• _YOUR TASK_:
The records that follow are to be repeated exactly, with the pictures removed.

# Start of RECORDS SHOWN

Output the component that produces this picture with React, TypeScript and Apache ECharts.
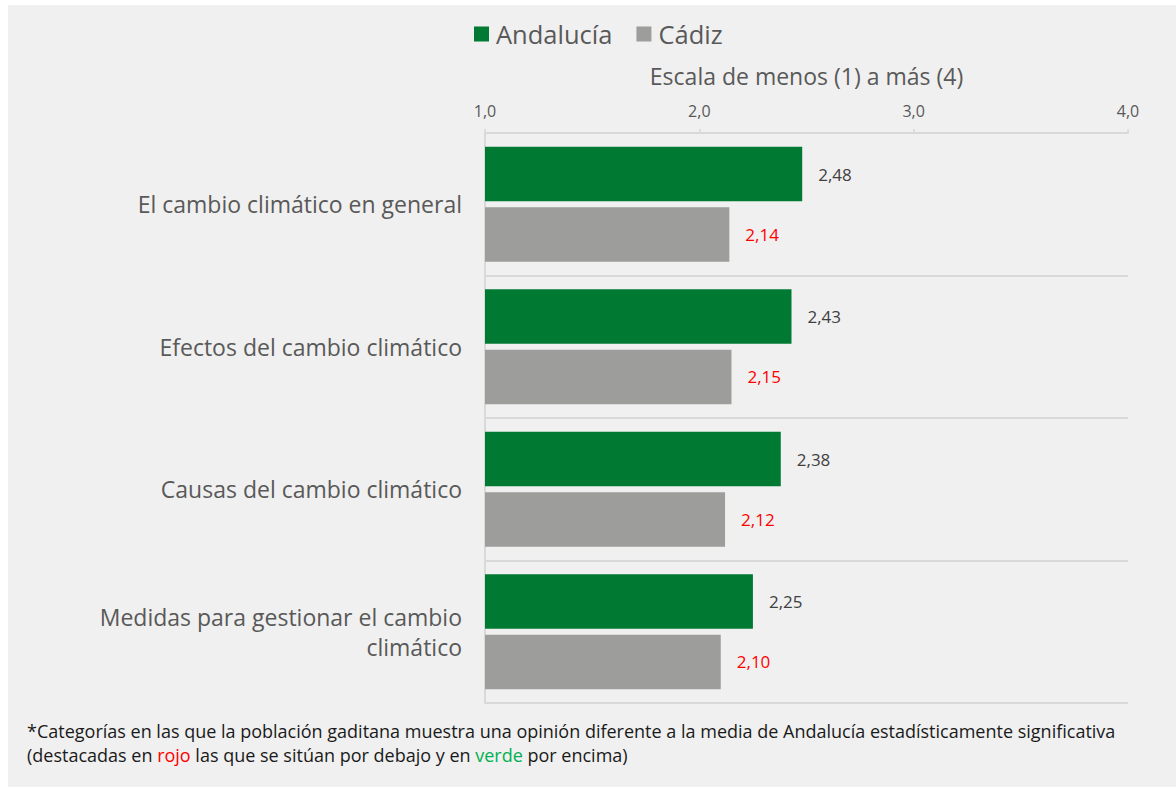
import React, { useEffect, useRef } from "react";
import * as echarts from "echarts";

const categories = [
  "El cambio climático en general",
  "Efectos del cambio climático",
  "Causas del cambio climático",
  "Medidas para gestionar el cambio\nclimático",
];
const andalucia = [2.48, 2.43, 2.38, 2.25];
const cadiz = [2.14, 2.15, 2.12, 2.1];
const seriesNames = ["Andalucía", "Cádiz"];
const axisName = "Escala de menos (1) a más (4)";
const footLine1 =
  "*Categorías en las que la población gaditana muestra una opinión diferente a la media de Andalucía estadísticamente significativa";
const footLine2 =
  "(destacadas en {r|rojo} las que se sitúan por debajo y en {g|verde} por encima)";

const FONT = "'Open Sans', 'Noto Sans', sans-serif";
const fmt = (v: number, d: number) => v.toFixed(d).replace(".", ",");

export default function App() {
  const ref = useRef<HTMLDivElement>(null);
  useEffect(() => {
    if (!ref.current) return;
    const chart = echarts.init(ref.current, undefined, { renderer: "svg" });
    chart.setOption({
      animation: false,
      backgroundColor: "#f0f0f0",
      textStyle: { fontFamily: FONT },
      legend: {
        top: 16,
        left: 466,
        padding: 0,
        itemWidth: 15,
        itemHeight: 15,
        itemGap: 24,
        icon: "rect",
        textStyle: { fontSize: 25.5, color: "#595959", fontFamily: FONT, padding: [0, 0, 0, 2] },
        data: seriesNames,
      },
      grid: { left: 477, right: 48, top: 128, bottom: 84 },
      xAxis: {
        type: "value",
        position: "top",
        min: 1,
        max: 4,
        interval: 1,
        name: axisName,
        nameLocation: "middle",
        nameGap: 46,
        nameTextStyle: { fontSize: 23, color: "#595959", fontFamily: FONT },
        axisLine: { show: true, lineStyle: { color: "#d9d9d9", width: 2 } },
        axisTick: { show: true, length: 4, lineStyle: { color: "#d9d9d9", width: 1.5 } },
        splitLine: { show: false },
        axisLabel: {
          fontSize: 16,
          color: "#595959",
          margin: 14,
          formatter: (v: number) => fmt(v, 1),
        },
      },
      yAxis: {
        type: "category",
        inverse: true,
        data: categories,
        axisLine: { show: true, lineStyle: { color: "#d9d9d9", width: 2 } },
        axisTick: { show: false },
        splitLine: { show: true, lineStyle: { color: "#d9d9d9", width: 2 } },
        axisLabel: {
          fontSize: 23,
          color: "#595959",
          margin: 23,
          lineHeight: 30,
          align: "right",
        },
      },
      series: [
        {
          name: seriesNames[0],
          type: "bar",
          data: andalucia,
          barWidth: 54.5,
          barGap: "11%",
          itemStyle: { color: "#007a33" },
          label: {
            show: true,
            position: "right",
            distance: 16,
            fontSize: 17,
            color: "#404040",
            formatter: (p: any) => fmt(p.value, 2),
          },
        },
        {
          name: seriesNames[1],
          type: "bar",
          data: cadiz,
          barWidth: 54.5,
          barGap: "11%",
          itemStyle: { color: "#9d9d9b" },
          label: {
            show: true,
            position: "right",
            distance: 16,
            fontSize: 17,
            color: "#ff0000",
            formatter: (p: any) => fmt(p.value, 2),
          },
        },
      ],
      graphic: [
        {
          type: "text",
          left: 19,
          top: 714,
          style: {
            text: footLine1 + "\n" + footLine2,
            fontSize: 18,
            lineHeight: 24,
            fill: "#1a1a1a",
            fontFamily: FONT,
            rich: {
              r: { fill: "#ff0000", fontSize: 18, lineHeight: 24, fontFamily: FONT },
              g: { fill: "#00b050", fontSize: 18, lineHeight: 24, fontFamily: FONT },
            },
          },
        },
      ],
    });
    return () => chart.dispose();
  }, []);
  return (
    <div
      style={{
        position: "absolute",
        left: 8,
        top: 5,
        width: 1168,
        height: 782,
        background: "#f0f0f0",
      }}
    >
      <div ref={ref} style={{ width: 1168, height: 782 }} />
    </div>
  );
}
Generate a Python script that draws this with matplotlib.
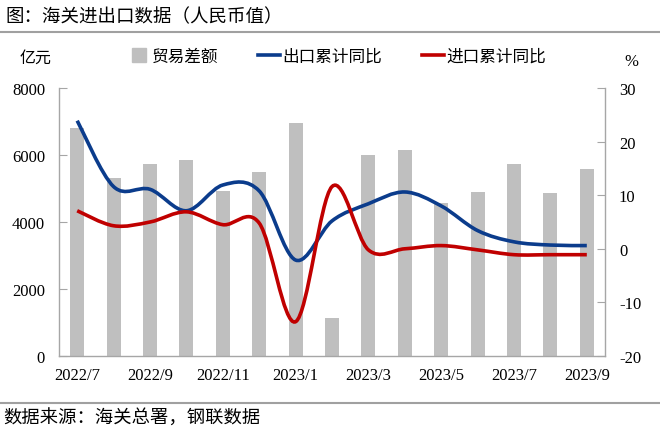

# End of RECORDS SHOWN

• _OUTPUT FOR THIS TASK_:
Output the component that produces this picture with React, TypeScript and Apache ECharts.
import React, { useEffect, useRef } from "react";
import * as echarts from "echarts";

const categories = [
  "El cambio climático en general",
  "Efectos del cambio climático",
  "Causas del cambio climático",
  "Medidas para gestionar el cambio\nclimático",
];
const andalucia = [2.48, 2.43, 2.38, 2.25];
const cadiz = [2.14, 2.15, 2.12, 2.1];
const seriesNames = ["Andalucía", "Cádiz"];
const axisName = "Escala de menos (1) a más (4)";
const footLine1 =
  "*Categorías en las que la población gaditana muestra una opinión diferente a la media de Andalucía estadísticamente significativa";
const footLine2 =
  "(destacadas en {r|rojo} las que se sitúan por debajo y en {g|verde} por encima)";

const FONT = "'Open Sans', 'Noto Sans', sans-serif";
const fmt = (v: number, d: number) => v.toFixed(d).replace(".", ",");

export default function App() {
  const ref = useRef<HTMLDivElement>(null);
  useEffect(() => {
    if (!ref.current) return;
    const chart = echarts.init(ref.current, undefined, { renderer: "svg" });
    chart.setOption({
      animation: false,
      backgroundColor: "#f0f0f0",
      textStyle: { fontFamily: FONT },
      legend: {
        top: 16,
        left: 466,
        padding: 0,
        itemWidth: 15,
        itemHeight: 15,
        itemGap: 24,
        icon: "rect",
        textStyle: { fontSize: 25.5, color: "#595959", fontFamily: FONT, padding: [0, 0, 0, 2] },
        data: seriesNames,
      },
      grid: { left: 477, right: 48, top: 128, bottom: 84 },
      xAxis: {
        type: "value",
        position: "top",
        min: 1,
        max: 4,
        interval: 1,
        name: axisName,
        nameLocation: "middle",
        nameGap: 46,
        nameTextStyle: { fontSize: 23, color: "#595959", fontFamily: FONT },
        axisLine: { show: true, lineStyle: { color: "#d9d9d9", width: 2 } },
        axisTick: { show: true, length: 4, lineStyle: { color: "#d9d9d9", width: 1.5 } },
        splitLine: { show: false },
        axisLabel: {
          fontSize: 16,
          color: "#595959",
          margin: 14,
          formatter: (v: number) => fmt(v, 1),
        },
      },
      yAxis: {
        type: "category",
        inverse: true,
        data: categories,
        axisLine: { show: true, lineStyle: { color: "#d9d9d9", width: 2 } },
        axisTick: { show: false },
        splitLine: { show: true, lineStyle: { color: "#d9d9d9", width: 2 } },
        axisLabel: {
          fontSize: 23,
          color: "#595959",
          margin: 23,
          lineHeight: 30,
          align: "right",
        },
      },
      series: [
        {
          name: seriesNames[0],
          type: "bar",
          data: andalucia,
          barWidth: 54.5,
          barGap: "11%",
          itemStyle: { color: "#007a33" },
          label: {
            show: true,
            position: "right",
            distance: 16,
            fontSize: 17,
            color: "#404040",
            formatter: (p: any) => fmt(p.value, 2),
          },
        },
        {
          name: seriesNames[1],
          type: "bar",
          data: cadiz,
          barWidth: 54.5,
          barGap: "11%",
          itemStyle: { color: "#9d9d9b" },
          label: {
            show: true,
            position: "right",
            distance: 16,
            fontSize: 17,
            color: "#ff0000",
            formatter: (p: any) => fmt(p.value, 2),
          },
        },
      ],
      graphic: [
        {
          type: "text",
          left: 19,
          top: 714,
          style: {
            text: footLine1 + "\n" + footLine2,
            fontSize: 18,
            lineHeight: 24,
            fill: "#1a1a1a",
            fontFamily: FONT,
            rich: {
              r: { fill: "#ff0000", fontSize: 18, lineHeight: 24, fontFamily: FONT },
              g: { fill: "#00b050", fontSize: 18, lineHeight: 24, fontFamily: FONT },
            },
          },
        },
      ],
    });
    return () => chart.dispose();
  }, []);
  return (
    <div
      style={{
        position: "absolute",
        left: 8,
        top: 5,
        width: 1168,
        height: 782,
        background: "#f0f0f0",
      }}
    >
      <div ref={ref} style={{ width: 1168, height: 782 }} />
    </div>
  );
}
Generate a Python script that draws this with matplotlib.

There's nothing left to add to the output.